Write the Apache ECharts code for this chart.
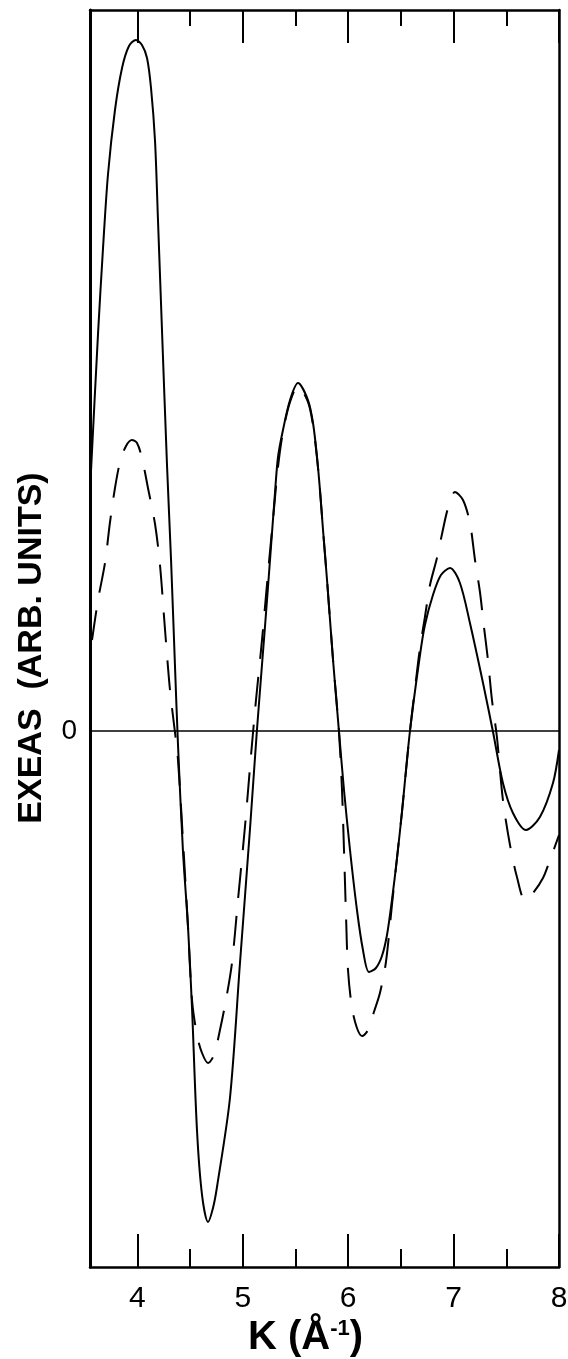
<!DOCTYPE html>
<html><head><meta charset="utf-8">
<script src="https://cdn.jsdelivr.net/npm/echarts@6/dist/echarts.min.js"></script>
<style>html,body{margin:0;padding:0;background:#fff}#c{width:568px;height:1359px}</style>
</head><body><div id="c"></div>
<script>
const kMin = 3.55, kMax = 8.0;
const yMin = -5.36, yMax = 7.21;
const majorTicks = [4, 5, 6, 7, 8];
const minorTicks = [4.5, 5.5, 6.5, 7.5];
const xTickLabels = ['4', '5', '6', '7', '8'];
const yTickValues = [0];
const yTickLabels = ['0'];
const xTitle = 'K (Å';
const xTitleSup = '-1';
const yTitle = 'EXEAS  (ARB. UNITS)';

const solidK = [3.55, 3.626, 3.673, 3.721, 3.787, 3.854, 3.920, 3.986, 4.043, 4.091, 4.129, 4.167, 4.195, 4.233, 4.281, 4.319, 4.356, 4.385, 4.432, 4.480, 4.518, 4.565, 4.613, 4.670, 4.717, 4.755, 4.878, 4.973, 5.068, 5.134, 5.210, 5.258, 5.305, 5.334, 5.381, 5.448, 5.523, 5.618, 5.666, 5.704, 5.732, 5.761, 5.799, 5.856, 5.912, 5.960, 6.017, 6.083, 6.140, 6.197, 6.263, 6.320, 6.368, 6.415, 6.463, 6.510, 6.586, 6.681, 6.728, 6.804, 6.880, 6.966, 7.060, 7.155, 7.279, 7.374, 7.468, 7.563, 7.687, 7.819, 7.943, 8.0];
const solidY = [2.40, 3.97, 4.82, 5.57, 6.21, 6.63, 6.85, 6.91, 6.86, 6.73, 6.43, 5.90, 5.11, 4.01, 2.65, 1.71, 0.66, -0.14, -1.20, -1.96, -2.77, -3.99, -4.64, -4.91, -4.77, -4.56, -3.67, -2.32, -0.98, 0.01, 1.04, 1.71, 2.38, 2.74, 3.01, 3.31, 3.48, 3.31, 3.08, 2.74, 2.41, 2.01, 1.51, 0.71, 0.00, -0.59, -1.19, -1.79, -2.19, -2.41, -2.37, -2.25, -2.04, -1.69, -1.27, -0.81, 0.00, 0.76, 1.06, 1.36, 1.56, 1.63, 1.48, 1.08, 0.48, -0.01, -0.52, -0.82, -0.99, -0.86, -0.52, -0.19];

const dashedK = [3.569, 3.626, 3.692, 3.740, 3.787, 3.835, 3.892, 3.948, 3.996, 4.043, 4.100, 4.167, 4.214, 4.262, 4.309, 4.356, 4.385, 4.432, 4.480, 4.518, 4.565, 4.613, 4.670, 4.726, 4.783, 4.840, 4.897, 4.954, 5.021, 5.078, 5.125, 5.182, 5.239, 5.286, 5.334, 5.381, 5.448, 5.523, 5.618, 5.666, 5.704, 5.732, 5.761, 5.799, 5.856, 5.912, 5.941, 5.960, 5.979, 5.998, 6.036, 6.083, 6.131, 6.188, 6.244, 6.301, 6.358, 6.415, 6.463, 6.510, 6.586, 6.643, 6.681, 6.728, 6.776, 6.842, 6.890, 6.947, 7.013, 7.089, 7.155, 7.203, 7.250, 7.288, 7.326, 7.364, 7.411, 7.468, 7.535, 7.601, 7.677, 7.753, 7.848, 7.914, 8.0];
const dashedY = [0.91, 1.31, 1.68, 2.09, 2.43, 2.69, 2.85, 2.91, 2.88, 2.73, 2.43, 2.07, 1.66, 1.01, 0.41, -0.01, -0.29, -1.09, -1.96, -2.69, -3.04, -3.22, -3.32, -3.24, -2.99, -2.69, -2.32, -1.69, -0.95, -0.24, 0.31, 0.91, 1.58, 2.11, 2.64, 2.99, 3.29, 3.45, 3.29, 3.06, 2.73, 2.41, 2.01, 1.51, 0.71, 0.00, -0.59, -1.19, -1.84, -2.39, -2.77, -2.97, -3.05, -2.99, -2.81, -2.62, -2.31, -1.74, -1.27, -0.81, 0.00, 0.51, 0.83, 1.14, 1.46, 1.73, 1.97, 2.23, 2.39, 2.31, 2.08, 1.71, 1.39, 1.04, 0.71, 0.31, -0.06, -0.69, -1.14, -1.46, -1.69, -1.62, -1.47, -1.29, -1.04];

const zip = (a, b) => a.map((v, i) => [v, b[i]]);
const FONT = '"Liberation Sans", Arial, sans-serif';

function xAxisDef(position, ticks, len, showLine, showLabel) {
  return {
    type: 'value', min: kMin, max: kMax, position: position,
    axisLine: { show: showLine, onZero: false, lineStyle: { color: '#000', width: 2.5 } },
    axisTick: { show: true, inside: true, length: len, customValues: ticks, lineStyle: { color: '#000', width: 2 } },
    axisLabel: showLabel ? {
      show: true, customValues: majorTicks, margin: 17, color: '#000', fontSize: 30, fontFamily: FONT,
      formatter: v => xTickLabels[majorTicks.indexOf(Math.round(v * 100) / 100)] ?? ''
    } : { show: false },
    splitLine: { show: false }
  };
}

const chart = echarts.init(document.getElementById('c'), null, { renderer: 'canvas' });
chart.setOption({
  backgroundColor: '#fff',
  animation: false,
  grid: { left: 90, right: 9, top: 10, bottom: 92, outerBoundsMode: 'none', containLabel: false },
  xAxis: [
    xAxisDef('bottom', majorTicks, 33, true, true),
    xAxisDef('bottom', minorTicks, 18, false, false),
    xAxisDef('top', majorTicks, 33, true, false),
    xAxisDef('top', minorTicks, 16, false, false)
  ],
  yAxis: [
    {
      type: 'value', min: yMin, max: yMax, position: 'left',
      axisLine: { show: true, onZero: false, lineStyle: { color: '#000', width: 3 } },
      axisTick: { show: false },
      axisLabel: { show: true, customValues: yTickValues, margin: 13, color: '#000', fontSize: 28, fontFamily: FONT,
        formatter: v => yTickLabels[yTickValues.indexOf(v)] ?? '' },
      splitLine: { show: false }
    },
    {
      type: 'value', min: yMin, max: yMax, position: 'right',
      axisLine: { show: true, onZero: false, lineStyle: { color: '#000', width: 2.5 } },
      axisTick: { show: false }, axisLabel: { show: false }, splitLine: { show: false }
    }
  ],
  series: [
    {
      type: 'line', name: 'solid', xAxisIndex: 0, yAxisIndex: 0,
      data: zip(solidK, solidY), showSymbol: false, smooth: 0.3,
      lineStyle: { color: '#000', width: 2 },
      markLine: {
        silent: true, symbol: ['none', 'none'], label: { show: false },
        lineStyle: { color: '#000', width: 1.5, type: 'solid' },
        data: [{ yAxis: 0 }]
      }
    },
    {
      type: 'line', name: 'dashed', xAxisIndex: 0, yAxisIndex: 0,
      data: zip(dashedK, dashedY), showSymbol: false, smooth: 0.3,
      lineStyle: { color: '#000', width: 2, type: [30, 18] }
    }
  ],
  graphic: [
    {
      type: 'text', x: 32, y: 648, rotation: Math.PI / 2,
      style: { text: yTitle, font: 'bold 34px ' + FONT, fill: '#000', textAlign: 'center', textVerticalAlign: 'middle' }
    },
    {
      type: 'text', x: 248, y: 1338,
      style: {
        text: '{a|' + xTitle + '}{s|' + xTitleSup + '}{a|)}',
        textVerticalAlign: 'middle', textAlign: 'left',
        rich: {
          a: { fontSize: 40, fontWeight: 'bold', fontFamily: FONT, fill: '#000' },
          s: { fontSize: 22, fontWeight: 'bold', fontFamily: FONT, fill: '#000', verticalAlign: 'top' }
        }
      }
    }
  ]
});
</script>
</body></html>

TO DO ▸
With all pictures left out, please transcribe exactly the lines from the start of the material through the line with "const yTitle = 'EXEAS".

EXERCISE SOLUTION ▸
Write the Apache ECharts code for this chart.
<!DOCTYPE html>
<html><head><meta charset="utf-8">
<script src="https://cdn.jsdelivr.net/npm/echarts@6/dist/echarts.min.js"></script>
<style>html,body{margin:0;padding:0;background:#fff}#c{width:568px;height:1359px}</style>
</head><body><div id="c"></div>
<script>
const kMin = 3.55, kMax = 8.0;
const yMin = -5.36, yMax = 7.21;
const majorTicks = [4, 5, 6, 7, 8];
const minorTicks = [4.5, 5.5, 6.5, 7.5];
const xTickLabels = ['4', '5', '6', '7', '8'];
const yTickValues = [0];
const yTickLabels = ['0'];
const xTitle = 'K (Å';
const xTitleSup = '-1';
const yTitle = 'EXEAS  (ARB. UNITS)';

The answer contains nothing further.